In principle, that advice is sound. Healthy organizations depend on people who are willing to raise concerns, challenge flawed thinking, and contribute ideas that strengthen decisions. Open communication is essential to good leadership.
But the reality of workplace communication is rarely that simple.
For many Black professionals, speaking up is not judged solely on the quality of what is said. It is often interpreted through perceptions of tone, hierarchy, timing, and familiarity. The same directness that signals confidence in one person can be read very differently in another.
Over time, professionals navigating these dynamics learn an important lesson: communication at work is not only about honesty. It is also about judgment. Knowing what to say, when to say it, and how it will be received can matter just as much as the message itself.
Within that reality, silence can take on a role that is rarely acknowledged. In certain environments, silence becomes a form of professional currency—something that is used carefully to manage risk, preserve credibility, and maintain long-term influence.
When Silence Is Strategic
Silence is often misunderstood as hesitation or lack of confidence. When someone chooses not to respond immediately in a meeting or refrains from challenging an idea publicly, others may assume that the person had nothing to add.
In many cases, however, silence reflects a different kind of awareness.
Professionals who understand organizational dynamics recognize that not every moment is the right moment for candor. Some conversations are more productive in private than in front of a room. Some critiques are more effective when delivered thoughtfully rather than in the middle of a tense discussion. And some environments simply are not structured to receive difficult feedback constructively in real time.
For Black professionals in particular, the calculation can be even more deliberate. Communication is often interpreted through assumptions that individuals did not create and cannot fully control. As a result, many develop a careful sense of when speaking immediately will advance the conversation—and when it may unintentionally shift attention away from the issue itself.

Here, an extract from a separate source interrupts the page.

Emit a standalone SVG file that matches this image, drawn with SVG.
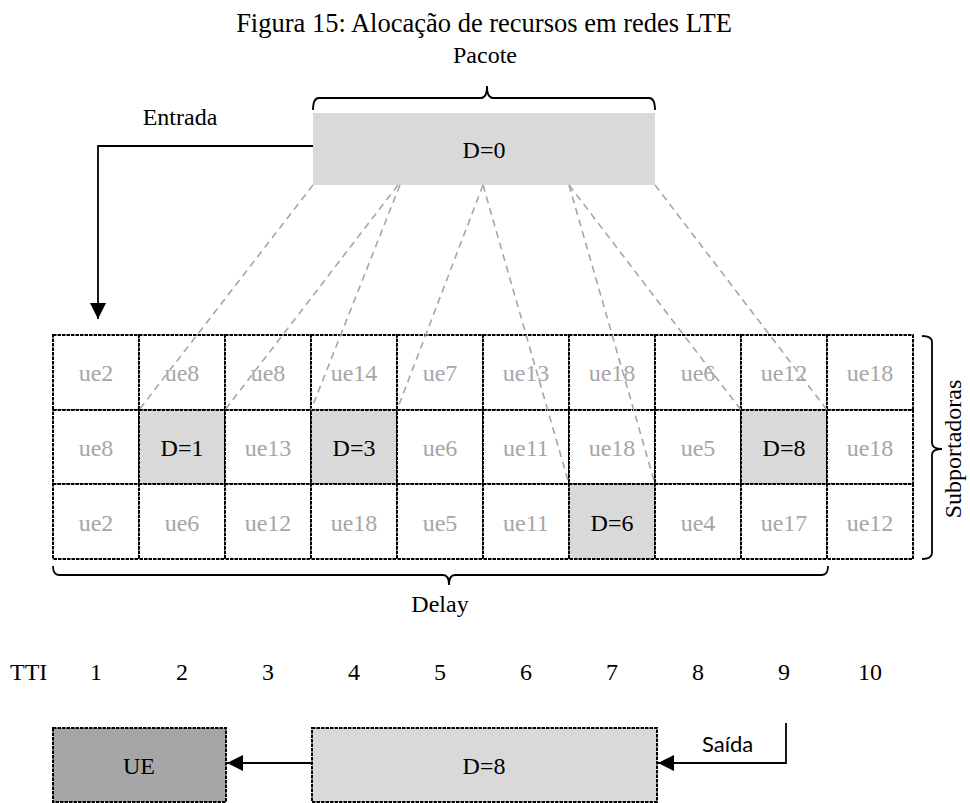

In those situations, silence is not avoidance. It is a way of choosing the moment rather than being ruled by it.

When Silence Protects Your Career
There are moments in professional life when reacting immediately may satisfy an impulse but create unnecessary consequences.
A senior leader may make a comment that reflects a blind spot. A colleague may present an idea without acknowledging where it originated. A decision may be moving forward despite clear concerns, yet the environment may not be receptive to challenge in that moment.

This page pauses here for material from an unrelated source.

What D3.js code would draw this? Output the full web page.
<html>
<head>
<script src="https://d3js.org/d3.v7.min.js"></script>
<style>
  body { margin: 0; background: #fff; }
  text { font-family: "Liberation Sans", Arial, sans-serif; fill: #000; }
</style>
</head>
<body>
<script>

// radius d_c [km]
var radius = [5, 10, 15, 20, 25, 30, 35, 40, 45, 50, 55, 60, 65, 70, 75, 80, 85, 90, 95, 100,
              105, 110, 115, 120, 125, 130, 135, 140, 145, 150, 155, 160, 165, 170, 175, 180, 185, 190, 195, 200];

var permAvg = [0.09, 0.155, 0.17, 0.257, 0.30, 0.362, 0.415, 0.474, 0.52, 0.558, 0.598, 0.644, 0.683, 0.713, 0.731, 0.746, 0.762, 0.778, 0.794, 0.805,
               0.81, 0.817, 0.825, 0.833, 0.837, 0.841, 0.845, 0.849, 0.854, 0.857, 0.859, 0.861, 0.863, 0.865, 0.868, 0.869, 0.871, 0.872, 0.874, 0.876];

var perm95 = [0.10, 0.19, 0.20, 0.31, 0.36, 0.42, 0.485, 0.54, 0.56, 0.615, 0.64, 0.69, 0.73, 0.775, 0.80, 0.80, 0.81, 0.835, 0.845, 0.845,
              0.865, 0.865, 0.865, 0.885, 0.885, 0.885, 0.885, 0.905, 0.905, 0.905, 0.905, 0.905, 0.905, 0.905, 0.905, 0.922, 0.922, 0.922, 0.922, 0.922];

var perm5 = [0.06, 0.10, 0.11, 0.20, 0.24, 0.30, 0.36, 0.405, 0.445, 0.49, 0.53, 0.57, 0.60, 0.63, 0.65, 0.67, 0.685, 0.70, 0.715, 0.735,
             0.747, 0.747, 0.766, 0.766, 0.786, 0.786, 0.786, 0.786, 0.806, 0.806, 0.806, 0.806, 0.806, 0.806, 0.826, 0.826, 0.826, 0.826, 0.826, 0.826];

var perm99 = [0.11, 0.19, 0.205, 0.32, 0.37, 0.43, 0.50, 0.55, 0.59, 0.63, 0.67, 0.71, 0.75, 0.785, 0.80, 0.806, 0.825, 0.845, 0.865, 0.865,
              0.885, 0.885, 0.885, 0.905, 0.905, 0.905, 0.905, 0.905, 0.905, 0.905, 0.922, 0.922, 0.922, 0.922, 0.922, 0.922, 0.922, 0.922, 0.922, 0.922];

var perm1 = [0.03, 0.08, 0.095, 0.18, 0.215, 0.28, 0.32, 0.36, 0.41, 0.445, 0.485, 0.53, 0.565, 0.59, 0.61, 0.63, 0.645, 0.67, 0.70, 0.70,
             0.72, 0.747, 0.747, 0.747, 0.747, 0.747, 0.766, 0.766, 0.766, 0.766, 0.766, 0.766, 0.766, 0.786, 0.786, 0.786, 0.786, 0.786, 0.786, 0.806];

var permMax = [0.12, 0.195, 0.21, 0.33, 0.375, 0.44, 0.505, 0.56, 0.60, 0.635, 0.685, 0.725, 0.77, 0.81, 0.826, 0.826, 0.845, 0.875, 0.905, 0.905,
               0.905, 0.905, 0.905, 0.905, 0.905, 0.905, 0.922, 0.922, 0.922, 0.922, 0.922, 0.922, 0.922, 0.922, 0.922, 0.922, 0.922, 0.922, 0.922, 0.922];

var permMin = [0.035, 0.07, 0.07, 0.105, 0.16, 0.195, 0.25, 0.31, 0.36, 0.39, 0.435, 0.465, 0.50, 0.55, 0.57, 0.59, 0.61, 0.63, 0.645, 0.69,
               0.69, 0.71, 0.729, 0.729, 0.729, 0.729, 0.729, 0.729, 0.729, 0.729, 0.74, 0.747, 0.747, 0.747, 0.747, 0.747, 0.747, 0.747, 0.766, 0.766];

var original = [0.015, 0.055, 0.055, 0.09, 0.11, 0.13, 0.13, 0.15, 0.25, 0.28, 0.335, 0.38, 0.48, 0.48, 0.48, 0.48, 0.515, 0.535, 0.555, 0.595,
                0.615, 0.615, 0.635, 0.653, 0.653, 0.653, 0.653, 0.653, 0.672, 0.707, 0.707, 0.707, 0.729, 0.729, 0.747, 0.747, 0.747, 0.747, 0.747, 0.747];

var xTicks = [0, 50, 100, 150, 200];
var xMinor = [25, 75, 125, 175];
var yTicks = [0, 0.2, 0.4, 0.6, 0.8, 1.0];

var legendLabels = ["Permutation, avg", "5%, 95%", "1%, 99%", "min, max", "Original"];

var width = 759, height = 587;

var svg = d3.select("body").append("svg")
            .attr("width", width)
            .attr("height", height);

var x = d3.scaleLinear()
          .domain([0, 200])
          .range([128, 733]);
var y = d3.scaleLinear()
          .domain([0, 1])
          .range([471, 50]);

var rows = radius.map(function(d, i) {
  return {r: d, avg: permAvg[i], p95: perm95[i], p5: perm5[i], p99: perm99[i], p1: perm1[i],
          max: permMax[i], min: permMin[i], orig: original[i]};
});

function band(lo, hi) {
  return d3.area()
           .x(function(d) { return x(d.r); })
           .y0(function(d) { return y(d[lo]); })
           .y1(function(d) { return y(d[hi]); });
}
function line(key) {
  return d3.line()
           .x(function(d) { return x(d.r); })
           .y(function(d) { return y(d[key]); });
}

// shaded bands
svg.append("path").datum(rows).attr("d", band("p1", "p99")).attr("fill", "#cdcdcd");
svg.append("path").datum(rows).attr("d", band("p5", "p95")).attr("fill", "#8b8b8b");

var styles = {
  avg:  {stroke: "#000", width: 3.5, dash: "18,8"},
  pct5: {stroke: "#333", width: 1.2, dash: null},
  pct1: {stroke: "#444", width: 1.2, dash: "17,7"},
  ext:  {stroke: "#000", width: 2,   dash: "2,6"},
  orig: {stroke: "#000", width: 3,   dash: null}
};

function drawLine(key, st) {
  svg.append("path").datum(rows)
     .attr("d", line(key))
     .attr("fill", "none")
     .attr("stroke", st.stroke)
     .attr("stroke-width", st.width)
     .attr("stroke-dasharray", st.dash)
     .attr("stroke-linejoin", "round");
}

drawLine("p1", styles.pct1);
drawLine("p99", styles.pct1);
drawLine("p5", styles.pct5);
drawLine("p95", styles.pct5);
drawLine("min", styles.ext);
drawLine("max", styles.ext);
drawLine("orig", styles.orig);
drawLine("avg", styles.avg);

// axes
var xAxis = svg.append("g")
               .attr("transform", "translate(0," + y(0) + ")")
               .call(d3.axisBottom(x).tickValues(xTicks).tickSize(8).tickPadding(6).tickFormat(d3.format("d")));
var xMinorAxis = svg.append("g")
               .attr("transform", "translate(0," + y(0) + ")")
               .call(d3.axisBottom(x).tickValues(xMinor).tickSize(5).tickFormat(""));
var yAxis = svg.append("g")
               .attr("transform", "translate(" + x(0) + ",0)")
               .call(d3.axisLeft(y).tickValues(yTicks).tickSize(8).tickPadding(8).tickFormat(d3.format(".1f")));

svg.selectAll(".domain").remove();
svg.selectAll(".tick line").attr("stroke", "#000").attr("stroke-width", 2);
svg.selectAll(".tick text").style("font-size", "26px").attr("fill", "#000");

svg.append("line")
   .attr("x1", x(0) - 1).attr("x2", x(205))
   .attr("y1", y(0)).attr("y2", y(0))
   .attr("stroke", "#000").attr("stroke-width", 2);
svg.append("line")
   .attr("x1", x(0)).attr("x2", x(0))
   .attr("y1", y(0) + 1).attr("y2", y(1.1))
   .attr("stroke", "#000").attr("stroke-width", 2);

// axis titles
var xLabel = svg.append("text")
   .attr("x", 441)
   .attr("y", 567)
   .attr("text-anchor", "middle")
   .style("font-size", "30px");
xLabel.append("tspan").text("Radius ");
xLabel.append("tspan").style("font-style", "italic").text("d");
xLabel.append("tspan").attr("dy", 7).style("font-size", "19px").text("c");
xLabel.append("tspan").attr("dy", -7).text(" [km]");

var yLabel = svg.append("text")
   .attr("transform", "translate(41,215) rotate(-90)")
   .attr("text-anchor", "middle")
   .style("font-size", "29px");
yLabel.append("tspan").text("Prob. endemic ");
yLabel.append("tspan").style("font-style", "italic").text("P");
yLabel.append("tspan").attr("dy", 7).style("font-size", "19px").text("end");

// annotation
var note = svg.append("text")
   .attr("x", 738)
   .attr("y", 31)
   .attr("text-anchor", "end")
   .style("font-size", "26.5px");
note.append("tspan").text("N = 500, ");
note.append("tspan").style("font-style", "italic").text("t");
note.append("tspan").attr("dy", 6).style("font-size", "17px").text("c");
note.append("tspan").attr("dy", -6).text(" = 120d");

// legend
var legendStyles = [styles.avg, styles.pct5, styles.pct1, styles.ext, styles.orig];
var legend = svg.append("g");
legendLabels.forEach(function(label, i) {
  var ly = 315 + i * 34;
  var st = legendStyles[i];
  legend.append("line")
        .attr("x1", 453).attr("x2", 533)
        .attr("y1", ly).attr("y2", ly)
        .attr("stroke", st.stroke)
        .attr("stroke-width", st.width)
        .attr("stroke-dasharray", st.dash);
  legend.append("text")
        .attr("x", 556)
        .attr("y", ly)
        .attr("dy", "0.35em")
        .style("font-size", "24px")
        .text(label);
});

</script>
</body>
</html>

Responding impulsively can sometimes redirect the conversation away from the underlying issue and toward the person raising the concern. Instead of discussing the substance of the problem, the room may begin evaluating tone, delivery, or perceived confrontation.
Strategic silence creates space to respond more effectively. It allows professionals to assess the situation, gather additional context, and determine whether the issue would be better addressed privately, in writing, or in a more focused conversation.
Used thoughtfully, silence can protect both the message and the messenger.
When Silence Becomes a Liability
While silence can be protective, it also has limits.
Ideas that remain unspoken cannot shape decisions. Concerns that are never raised may be interpreted as agreement. Over time, habitual silence can make strong professionals appear less engaged or less influential than they actually are.
There is also a personal cost. Continually filtering what can and cannot be said requires emotional energy. When that effort becomes constant, it can lead to frustration, disengagement, or the sense that one’s perspective is being quietly erased.
For many Black professionals, this tension is familiar. Silence may begin as a practical strategy for navigating workplace dynamics, but if it becomes the default response to every difficult situation, it can gradually diminish the very voice it was meant to protect.
The key is ensuring that silence remains intentional rather than automatic.
Communicating Hard Truths on Your Terms
Effective communication does not always require responding immediately in the moment. In many cases, difficult conversations are more productive after there has been time to reflect.
Professionals who navigate workplace dynamics successfully understand that they have more than one way to introduce important truths into a conversation. They can revisit a topic after a meeting ends. They can ask thoughtful questions that prompt reconsideration. They can follow up in writing to document concerns and clarify perspectives.
These approaches allow individuals to communicate with intention rather than reacting under pressure. They also help ensure that the focus remains on the substance of the issue rather than the circumstances of how it was raised.
For Black professionals in particular, this level of intentionality can be a powerful way to maintain both credibility and authenticity in environments where communication is sometimes interpreted unevenly.
The Balance Between Silence and Voice
The advice to “speak up” remains valuable. Organizations are stronger when professionals feel empowered to contribute ideas and challenge thinking that needs improvement.
At the same time, real workplaces are shaped by power dynamics, perception, and risk. In those environments, silence can sometimes function as a practical tool for preserving influence and choosing the right moment to be heard.
The goal is not to remain silent. It is to understand when silence strengthens your message and when it begins to weaken your presence.
The most effective professionals are not simply the loudest voices in the room. They are the ones who communicate with judgment, who know when patience will serve the conversation and when it is time to say what needs to be said.
Learning how to move between those two spaces is more than a communication skill.
It is a form of professional wisdom.